L’abstention des actionnaires minoritaires de Quebecor
Le conseil d’administration doit prendre acte
Yvan Allaire et Michel Nadeau | IGOPPQue 56.5% des actionnaires minoritaires de Quebecor (détenteurs d’actions de catégorie B) s’abstiennent de voter pour les deux candidats en lice pour représenter ces actionnaires minoritaires soulève la question de l’interprétation qu’il faut donner à ce vote (La Presse affaires, le 17 septembre 2011, p.17). Pour comprendre le sens de ce vote, il faut examiner les motifs de son instigateur, la société américaine de conseil en gestion des procurations ISS/Risk Metrics.
Cette société conseille les investisseurs institutionnels et les fonds de placement sur la façon dont ils devraient exercer leur droit de vote aux assemblées annuelles des actionnaires. ISS formule des recommandations touchant, entre autres, l’élection des candidats proposés aux postes d’administrateurs.
Or, ISS se fait le promoteur de principes et mesures qu’elle juge essentiels à la « bonne » gouvernance des sociétés cotées en Bourse. Parmi ces principes et mesures, on trouve un rejet catégorique des actions à vote multiple et un engagement envers le vote majoritaire ou individuel pour chaque candidat (plutôt qu’un seul vote pour tous les candidats).
Ces principes et mesures, reflets de la situation américaine, ne font pas l’unanimité parmi les experts en gouvernance.
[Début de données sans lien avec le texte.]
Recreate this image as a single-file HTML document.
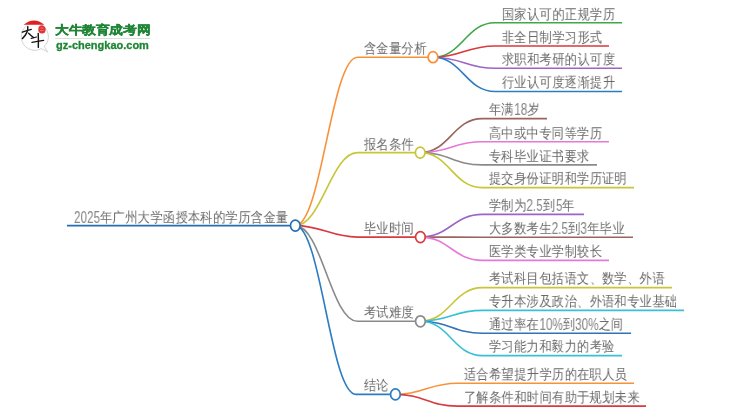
<!DOCTYPE html>
<html><head><meta charset="utf-8"><style>
html,body{margin:0;padding:0;background:#fff;width:750px;height:410px;overflow:hidden}
body{position:relative;font-family:"Liberation Sans",sans-serif}
.t{position:absolute;line-height:17.28px;white-space:nowrap;transform-origin:0 0;will-change:transform}
svg.m{position:absolute;left:0;top:0}
.d{display:inline-block;font-size:17px;letter-spacing:0;transform:scaleX(0.79);transform-origin:0 100%;vertical-align:-1px;line-height:1px;color:#858585}
svg.m path{fill:none;stroke-width:1.6px}
svg.m ellipse{fill:#fff;stroke-width:1.7px}
</style></head><body>
<svg class="m" width="750" height="410" viewBox="0 0 750 410">
<path d="M67 225.6 H295.3" stroke="#2270b4"/>
<path d="M295.3 225.6 C321.42 225.6 331.38 57.2 357.5 57.2 H433.0" stroke="#f8923a"/>
<path d="M433.0 57.2 C462.14 57.2 465.86 22.80 495.00 22.80 H622" stroke="#3ca846"/>
<path d="M433.0 57.2 C462.14 57.2 465.86 46.00 495.00 46.00 H609" stroke="#d93a40"/>
<path d="M433.0 57.2 C462.14 57.2 465.86 68.30 495.00 68.30 H622" stroke="#9c64c8"/>
<path d="M433.0 57.2 C462.14 57.2 465.86 91.50 495.00 91.50 H622" stroke="#2d7cc1"/>
<path d="M295.3 225.6 C321.42 225.6 331.38 152.6 357.5 152.6 H420.2" stroke="#c8c538"/>
<path d="M420.2 152.6 C449.34 152.6 453.06 118.60 482.20 118.60 H547" stroke="#9a645c"/>
<path d="M420.2 152.6 C449.34 152.6 453.06 141.70 482.20 141.70 H609" stroke="#e678d8"/>
<path d="M420.2 152.6 C449.34 152.6 453.06 164.90 482.20 164.90 H597" stroke="#8a8a8a"/>
<path d="M420.2 152.6 C449.34 152.6 453.06 187.60 482.20 187.60 H634" stroke="#c8c538"/>
<path d="M295.3 225.6 C321.42 225.6 331.38 237.1 357.5 237.1 H420.4" stroke="#d93a40"/>
<path d="M420.4 237.1 C449.54 237.1 453.26 214.40 482.40 214.40 H584" stroke="#9c64c8"/>
<path d="M420.4 237.1 C449.54 237.1 453.26 237.20 482.40 237.20 H633" stroke="#9a645c"/>
<path d="M420.4 237.1 C449.54 237.1 453.26 260.40 482.40 260.40 H609" stroke="#e678d8"/>
<path d="M295.3 225.6 C321.42 225.6 331.38 321.3 357.5 321.3 H420.4" stroke="#8a8a8a"/>
<path d="M420.4 321.3 C449.54 321.3 453.26 287.60 482.40 287.60 H672" stroke="#c8c538"/>
<path d="M420.4 321.3 C449.54 321.3 453.26 310.40 482.40 310.40 H684" stroke="#38c0d5"/>
<path d="M420.4 321.3 C449.54 321.3 453.26 333.20 482.40 333.20 H631" stroke="#3273b5"/>
<path d="M420.4 321.3 C449.54 321.3 453.26 355.60 482.40 355.60 H622" stroke="#38c0d5"/>
<path d="M295.3 225.6 C320.79 225.6 330.51 394.4 356.0 394.4 H395.4" stroke="#2d7cc1"/>
<path d="M395.4 394.4 C424.54 394.4 428.26 383.30 457.40 383.30 H634" stroke="#f8923a"/>
<path d="M395.4 394.4 C424.54 394.4 428.26 406.10 457.40 406.10 H646" stroke="#d93a40"/>
<ellipse cx="433.0" cy="57.2" rx="4.85" ry="5.5" stroke="#f8923a"/>
<ellipse cx="420.2" cy="152.6" rx="4.85" ry="5.5" stroke="#c8c538"/>
<ellipse cx="420.4" cy="237.1" rx="4.85" ry="5.5" stroke="#d93a40"/>
<ellipse cx="420.4" cy="321.3" rx="4.85" ry="5.5" stroke="#8a8a8a"/>
<ellipse cx="395.4" cy="394.4" rx="4.85" ry="5.5" stroke="#2d7cc1"/>
<ellipse cx="295.3" cy="225.6" rx="4.85" ry="5.5" stroke="#2270b4"/>
</svg>
<div class="t" style="left:73.75px;top:208.98px;font-size:14.4px;letter-spacing:0.45px;transform:scaleX(0.87);color:#6a6a6a"><span class="d" style="margin-right:-7.94px">2025</span>年广州大学函授本科的学历含金量</div>
<div class="t" style="left:363.95px;top:40.28px;font-size:14.4px;letter-spacing:0.45px;transform:scaleX(0.87);color:#6a6a6a">含金量分析</div>
<div class="t" style="left:501.75px;top:5.68px;font-size:14.4px;letter-spacing:0.45px;transform:scaleX(0.87);color:#6a6a6a">国家认可的正规学历</div>
<div class="t" style="left:501.75px;top:28.88px;font-size:14.4px;letter-spacing:0.45px;transform:scaleX(0.87);color:#6a6a6a">非全日制学习形式</div>
<div class="t" style="left:501.75px;top:51.18px;font-size:14.4px;letter-spacing:0.45px;transform:scaleX(0.87);color:#6a6a6a">求职和考研的认可度</div>
<div class="t" style="left:501.75px;top:74.38px;font-size:14.4px;letter-spacing:0.45px;transform:scaleX(0.87);color:#6a6a6a">行业认可度逐渐提升</div>
<div class="t" style="left:363.95px;top:135.68px;font-size:14.4px;letter-spacing:0.45px;transform:scaleX(0.87);color:#6a6a6a">报名条件</div>
<div class="t" style="left:488.95px;top:101.48px;font-size:14.4px;letter-spacing:0.45px;transform:scaleX(0.87);color:#6a6a6a">年满<span class="d" style="margin-right:-3.97px">18</span>岁</div>
<div class="t" style="left:488.95px;top:124.58px;font-size:14.4px;letter-spacing:0.45px;transform:scaleX(0.87);color:#6a6a6a">高中或中专同等学历</div>
<div class="t" style="left:488.95px;top:147.78px;font-size:14.4px;letter-spacing:0.45px;transform:scaleX(0.87);color:#6a6a6a">专科毕业证书要求</div>
<div class="t" style="left:488.95px;top:170.48px;font-size:14.4px;letter-spacing:0.45px;transform:scaleX(0.87);color:#6a6a6a">提交身份证明和学历证明</div>
<div class="t" style="left:363.95px;top:220.18px;font-size:14.4px;letter-spacing:0.45px;transform:scaleX(0.87);color:#6a6a6a">毕业时间</div>
<div class="t" style="left:489.15px;top:197.28px;font-size:14.4px;letter-spacing:0.45px;transform:scaleX(0.87);color:#6a6a6a">学制为<span class="d" style="margin-right:-4.96px">2.5</span>到<span class="d" style="margin-right:-1.99px">5</span>年</div>
<div class="t" style="left:489.15px;top:220.08px;font-size:14.4px;letter-spacing:0.45px;transform:scaleX(0.87);color:#6a6a6a">大多数考生<span class="d" style="margin-right:-4.96px">2.5</span>到<span class="d" style="margin-right:-1.99px">3</span>年毕业</div>
<div class="t" style="left:489.15px;top:243.28px;font-size:14.4px;letter-spacing:0.45px;transform:scaleX(0.87);color:#6a6a6a">医学类专业学制较长</div>
<div class="t" style="left:363.95px;top:304.38px;font-size:14.4px;letter-spacing:0.45px;transform:scaleX(0.87);color:#6a6a6a">考试难度</div>
<div class="t" style="left:489.15px;top:270.48px;font-size:14.4px;letter-spacing:0.45px;transform:scaleX(0.87);color:#6a6a6a">考试科目包括语文、数学、外语</div>
<div class="t" style="left:489.15px;top:293.28px;font-size:14.4px;letter-spacing:0.45px;transform:scaleX(0.87);color:#6a6a6a">专升本涉及政治、外语和专业基础</div>
<div class="t" style="left:489.15px;top:316.08px;font-size:14.4px;letter-spacing:0.45px;transform:scaleX(0.87);color:#6a6a6a">通过率在<span class="d" style="margin-right:-7.15px">10%</span>到<span class="d" style="margin-right:-7.15px">30%</span>之间</div>
<div class="t" style="left:489.15px;top:338.48px;font-size:14.4px;letter-spacing:0.45px;transform:scaleX(0.87);color:#6a6a6a">学习能力和毅力的考验</div>
<div class="t" style="left:363.95px;top:377.48px;font-size:14.4px;letter-spacing:0.45px;transform:scaleX(0.87);color:#6a6a6a">结论</div>
<div class="t" style="left:464.15px;top:366.18px;font-size:14.4px;letter-spacing:0.45px;transform:scaleX(0.87);color:#6a6a6a">适合希望提升学历的在职人员</div>
<div class="t" style="left:464.15px;top:388.98px;font-size:14.4px;letter-spacing:0.45px;transform:scaleX(0.87);color:#6a6a6a">了解条件和时间有助于规划未来</div>

<svg class="logo" width="60" height="60" viewBox="0 0 60 60" style="position:absolute;left:0;top:0">
  <path d="M44.2 46.6 A13.6 13.6 0 1 0 41.5 48.6 L47.8 52 Z" fill="#fff" stroke="#cfcfcf" stroke-width="0.9"/>
  <path d="M23.6 24.8 Q34 16 44.4 24.8 Z" fill="#e21e1e"/>
  <path d="M38.6 27 Q40 24.8 43 25.4 Q46 26.5 45.6 30 Q45.4 33.6 42 33.6 Q38.4 33.4 38.3 30 Z" fill="#e03434"/>
  <path d="M40.5 28 h3 M40.2 30.5 h3.4" stroke="#f6b0b0" stroke-width="0.5"/>
  <path d="M22.3 32.2 Q27 30.4 31.3 29.4" stroke="#151515" stroke-width="1.35" fill="none" stroke-linecap="round"/>
  <path d="M27.8 26.8 Q28.3 33 22.4 38.6" stroke="#151515" stroke-width="1.45" fill="none" stroke-linecap="round"/>
  <path d="M28.6 33.2 Q31 35.6 33.6 37.6" stroke="#151515" stroke-width="1.3" fill="none" stroke-linecap="round"/>
  <path d="M31.2 38.4 L36.6 37" stroke="#151515" stroke-width="1.2" fill="none" stroke-linecap="round"/>
  <path d="M32 42.4 Q37 41.2 43.6 40.4" stroke="#151515" stroke-width="1.35" fill="none" stroke-linecap="round"/>
  <path d="M38.2 33.5 Q38.6 40 38.3 47.4" stroke="#151515" stroke-width="1.45" fill="none" stroke-linecap="round"/>
</svg>
<div style="position:absolute;left:54.5px;top:24.0px;font-size:11.8px;line-height:13px;letter-spacing:-0.18px;font-weight:bold;color:#1f8536;white-space:nowrap;-webkit-text-stroke:0.3px #1f8536;transform:scaleX(1.15);transform-origin:0 0;will-change:transform">大牛教育成考网</div>
<div style="position:absolute;left:54.5px;top:38.2px;width:95.5px;height:1px;background:#d5e3d5"></div>
<div style="position:absolute;left:55.5px;top:38.5px;font-size:11px;line-height:13px;font-weight:bold;color:#1f8536;white-space:nowrap;-webkit-text-stroke:0.3px #1f8536;transform:scaleX(1.0);transform-origin:0 0;will-change:transform">gz-chengkao.com</div>

</body></html>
Ainsi, l’Institut que nous dirigeons a pris position en faveur des actions à vote multiple pourvu que celles-ci soient encadrées de façon à protéger les intérêts des actionnaires minoritaires. (Voir “Les actions multivotantes: quelques modestes propositions”, Octobre 2006)
Dans cette prise de position, nous suggérons qu’un certain pourcentage (idéalement le tiers) des administrateurs soient élus seulement par les actionnaires détenant des actions subalternes.
Dans le cas de Quebecor, des dispositions très précises, ce qui n’est pas fréquent, donnent aux détenteurs de titres à vote simple le droit d’élire 25% des membres au conseil (c’est-à-dire deux candidats pour un conseil de huit membres). Les actionnaires ont le choix de voter «Pour» ou de «S’abstenir» pour la paire de candidats. Les actionnaires ne peuvent voter séparément pour chaque candidat.
En raison de la structure de capital avec deux classes d’actions de Quebecor et parce que le vote individuel (dit « majoritaire ») n’est pas autorisé, ISS a recommandé aux actionnaires de la catégorie B de s’abstenir de voter pour les deux candidats en lice.
Nous estimons que cette recommandation d’ISS est mal avisée et que les raisons sur lesquelles s’appuie cette recommandation sont insuffisantes.
Or, le fait demeure qu’une majorité de ces actionnaires ont suivi la recommandation d’ISS, tant cette année qu’en 2010. Quelles en sont les conséquences? Pour ce qui concerne la double classe d’actions, les clients canadiens d’ISS devraient demander à cette société de refaire ses devoirs.
Quant au vote individuel, sans en faire un dogme, il faut noter qu’une très forte majorité des grandes firmes canadiennes a adopté cette mesure. La Bourse de Toronto TSX a proposé le 6 septembre dernier d’exiger que chaque administrateur soit élu individuellement et que la Bourse soit informée si un candidat reçoit une majorité d’abstention. Ces mesures devraient devenir la norme des sociétés inscrites à la cote du TSX. (Dans pas moins de 145 firmes canadiennes, la pratique du «vote majoritaire» veut qu’un administrateur qui n’obtient pas une majorité de vote «Pour», doit remettre sa démission au conseil qui décide alors de l’accepter ou non.)
Le vote des actionnaires de Quebecor, influencé sans doute par la proposition de la firme ISS Canada, soulève un problème de légitimité. La mise en place de la formule du vote individuel ne mérite peut-être pas un vote d’abstention pour les deux candidats désignés, par ailleurs compétents et expérimentés. Mais au bout du compte, bien ou mal avisé pas ISS Canada, les actionnaires de classe B ont de nouveau indiqué majoritairement qu’ils souhaitaient que Quebecor adopte le vote individuel, lequel pourrait bientôt devenir la norme au TSX. Le conseil de Quebecor devrait en prendre acte.
Les opinions exprimées dans ce texte n’engagent que les auteurs.